Spam Prevention

IT_Architect

Verified User
Joined
Feb 27, 2006
Messages
1,080
I recently had a PHP exploit that came as a result of a customer installing a php send-a-link-to-a-friend form that he downloaded from a code snip site. The problem is, it was open to BCC injection. I fixed the script, and things were fine for about week. Then we ended up on 3 blacklists which were the result of the earlier lapse. I am off the lists now, but my interest is in the best way to prevent this from occurring again.

When there is an exploit, the email address used as the sender is always fake so that nobody receives bounce messages. They end up in the default account for the domain, which customers never monitor. The reason we discovered it was growth in disk requirements of a stable domain.

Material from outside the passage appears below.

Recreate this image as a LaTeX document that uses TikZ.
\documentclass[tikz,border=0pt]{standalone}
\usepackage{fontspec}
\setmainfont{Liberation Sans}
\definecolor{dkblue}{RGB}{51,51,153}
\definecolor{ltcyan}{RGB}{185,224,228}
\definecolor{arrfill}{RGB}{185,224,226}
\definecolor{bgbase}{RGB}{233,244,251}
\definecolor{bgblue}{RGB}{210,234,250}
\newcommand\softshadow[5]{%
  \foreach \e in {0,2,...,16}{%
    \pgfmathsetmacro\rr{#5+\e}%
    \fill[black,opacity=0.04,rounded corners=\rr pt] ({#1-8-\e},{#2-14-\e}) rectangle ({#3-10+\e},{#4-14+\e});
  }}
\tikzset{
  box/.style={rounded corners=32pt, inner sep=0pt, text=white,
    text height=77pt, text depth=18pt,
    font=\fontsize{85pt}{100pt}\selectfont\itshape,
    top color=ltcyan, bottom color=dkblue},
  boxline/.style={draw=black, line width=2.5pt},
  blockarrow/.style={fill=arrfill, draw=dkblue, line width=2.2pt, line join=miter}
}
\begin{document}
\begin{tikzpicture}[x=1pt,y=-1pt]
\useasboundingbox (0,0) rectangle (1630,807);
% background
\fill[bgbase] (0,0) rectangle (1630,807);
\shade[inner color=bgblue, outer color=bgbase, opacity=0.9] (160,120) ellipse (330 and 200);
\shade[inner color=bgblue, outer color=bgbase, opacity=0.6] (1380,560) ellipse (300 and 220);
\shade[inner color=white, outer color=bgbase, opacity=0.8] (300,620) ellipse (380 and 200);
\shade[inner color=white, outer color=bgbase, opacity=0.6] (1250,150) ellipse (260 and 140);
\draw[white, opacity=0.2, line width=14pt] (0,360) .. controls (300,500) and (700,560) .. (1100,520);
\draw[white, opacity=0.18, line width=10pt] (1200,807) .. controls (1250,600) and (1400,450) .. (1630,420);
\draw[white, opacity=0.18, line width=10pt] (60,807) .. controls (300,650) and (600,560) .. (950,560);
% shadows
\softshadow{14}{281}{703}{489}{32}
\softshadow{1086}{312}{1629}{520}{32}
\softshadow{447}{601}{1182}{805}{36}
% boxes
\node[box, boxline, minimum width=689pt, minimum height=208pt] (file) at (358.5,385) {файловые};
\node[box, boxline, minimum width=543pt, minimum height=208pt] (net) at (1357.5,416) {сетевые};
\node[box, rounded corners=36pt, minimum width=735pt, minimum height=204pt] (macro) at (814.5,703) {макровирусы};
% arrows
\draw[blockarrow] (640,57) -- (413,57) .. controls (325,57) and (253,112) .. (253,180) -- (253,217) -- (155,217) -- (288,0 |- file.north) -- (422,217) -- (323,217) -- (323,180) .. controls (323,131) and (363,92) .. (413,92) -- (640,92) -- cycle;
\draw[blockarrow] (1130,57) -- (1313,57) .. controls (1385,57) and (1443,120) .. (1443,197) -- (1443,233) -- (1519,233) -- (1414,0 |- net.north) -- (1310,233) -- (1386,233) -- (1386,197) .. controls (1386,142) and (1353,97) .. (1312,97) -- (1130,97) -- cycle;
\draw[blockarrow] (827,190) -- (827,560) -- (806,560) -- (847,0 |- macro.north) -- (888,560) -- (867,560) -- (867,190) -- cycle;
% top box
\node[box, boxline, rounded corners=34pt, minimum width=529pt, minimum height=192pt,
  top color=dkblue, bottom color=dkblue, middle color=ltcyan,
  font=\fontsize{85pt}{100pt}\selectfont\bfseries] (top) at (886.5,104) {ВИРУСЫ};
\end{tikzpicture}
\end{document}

Our solution was to monitor the default domain accounts. We found more than exploits. We found thousands of failed cron job messages for the individual domains. A whole lot of issues were cleared up by employing this method.

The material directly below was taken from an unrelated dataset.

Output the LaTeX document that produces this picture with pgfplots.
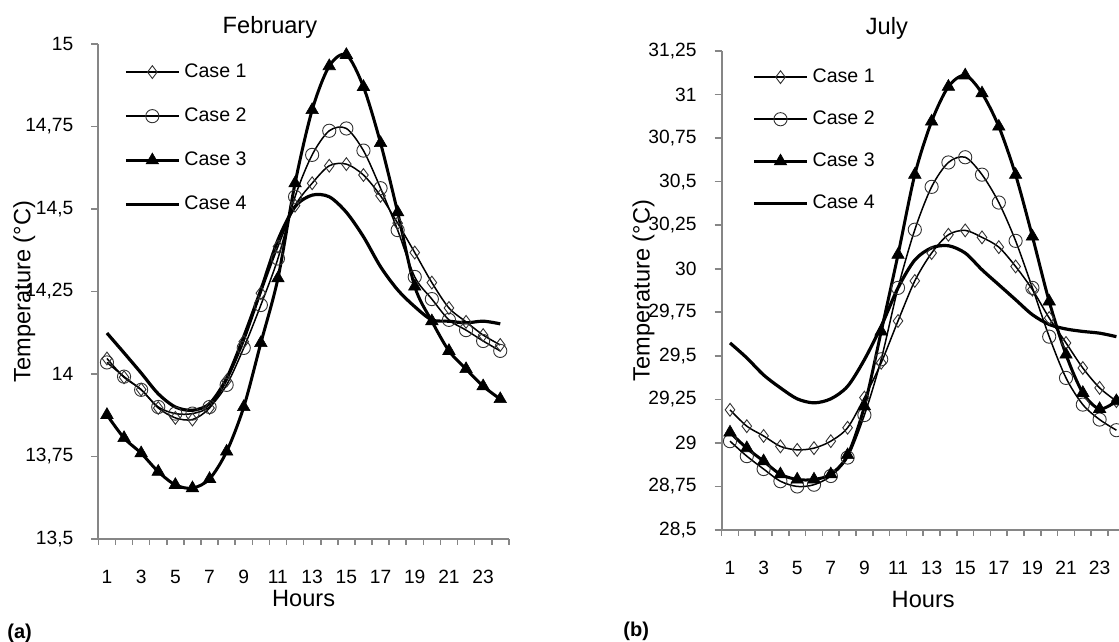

However, this method has some limitations. Our method only catches spam that the user DID NOT INTENTIONALLY send and whose account has not been compromised. E.G. script exploits. It would not catch the situation where you are hosting a spammer or one whose account has been compromised. What do you use to detect a spammer operating on your servers?
 
Only the most naieve spammers will buy an account and use it to spam, and you'll probably know it rather quickly if it happens to you.

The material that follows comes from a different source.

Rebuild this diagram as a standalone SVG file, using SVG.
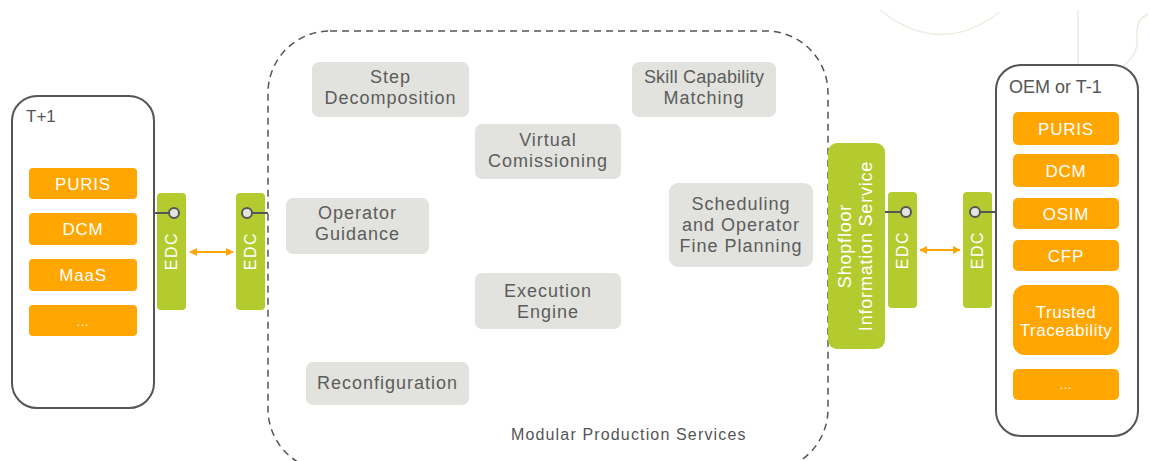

Because so many spam emails are to nonexistent addresses, you'll see your exim queue fill up with thousands of frozen messages.

That said, since most spammers use a lot of AOL addresses you should probably set up a feedback loop with AOL here.
Once you do that, AOL will send a copy to you of each email sent from your server for which someone clicked the Spam button.

You'll find that most of the spam is either email your client forwarded from his address on your server to AOL and then marked as spam, or due to broken forms. Then you can educate your clients to resolve the former, and turn off forms and notify your clients about the latter so they can fix them.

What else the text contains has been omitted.